Natasha Krenbol, Traverse
Entre arts premiers et Beckett
Natasha Krenbol s’attache dans son oeuvre picturale aux non graciés et aux vaincus. Mais sans ajouter à ses images le moindre lyrisme superflu.
L’oeuvre se rattache aux arts premiers et n’est pas sans rappeler sur un plan pictural l’approche d’un Beckett.
Comme lui, elle a de l’affection pour les damnés et nous fait entrer dans des cercles de l’enfer terrestre.

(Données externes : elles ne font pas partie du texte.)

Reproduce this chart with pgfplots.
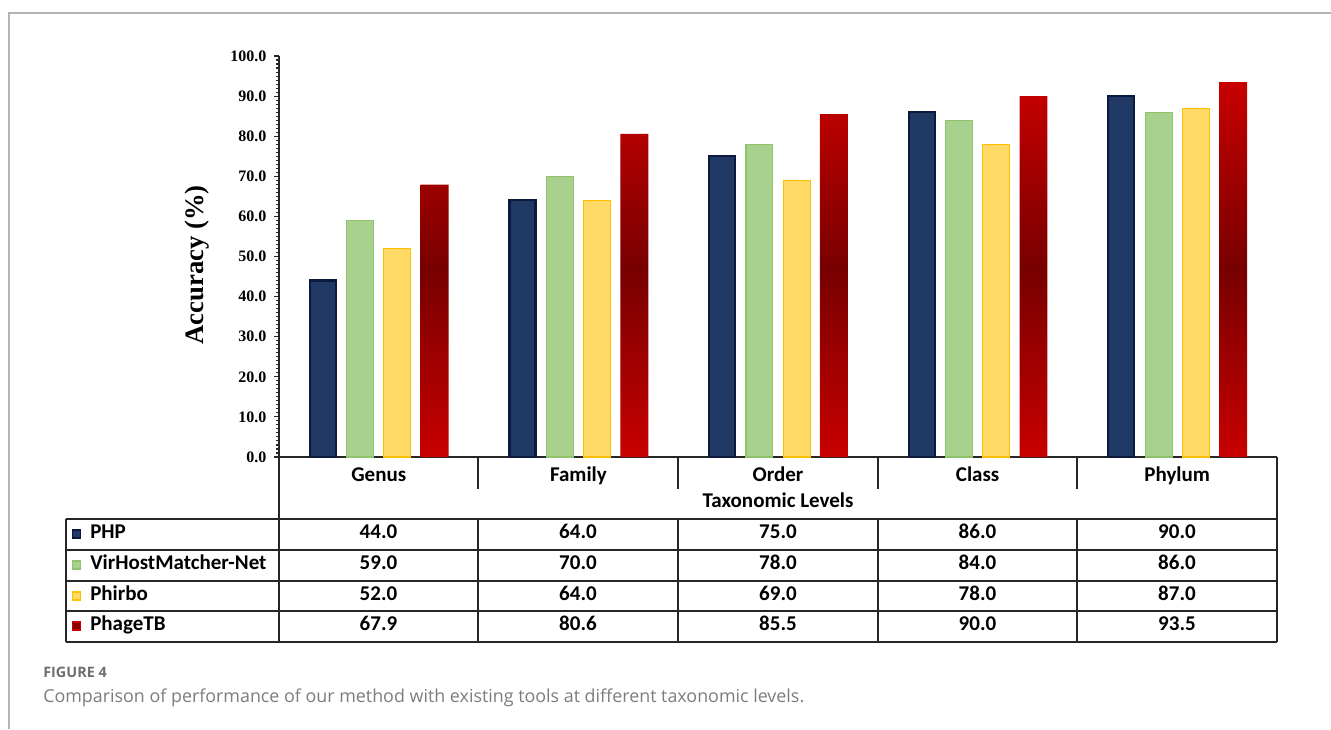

Née à Zurich et installée dans la Drôme, son vitalisme la rapproche d’une Afrique première qui rappelle à la fois la beauté et l’indifférence splendide du monde.
S’il ne fait rien pour les hommes, il ne fait rien contre eux. Ce qui n’est pas le cas des seconds.
L’oeuvre reste puissante en ces formes premières lacérées de graffitis, là où même d’étranges ramasseurs de mégots cultivent encore des rêves en retour de leurs revers . C’est pourquoi parfois des danseuses s’ébrouent sur un afro blues et des chansons plastiques où se croisent quelques paroles dans la chauve rhétorique où se ressasse l’improbable histoire de l’humanité.
Il se peut que des vaincus se retrouvent au bras d’une mariée. Mais un seul soir.
Car il ne faut pas trop rêver.
jean-paul gavard-perret
Natasha Krenbol, Traverse, éditions Université Jean Moulin, Lyon 3, 2018, 118 p.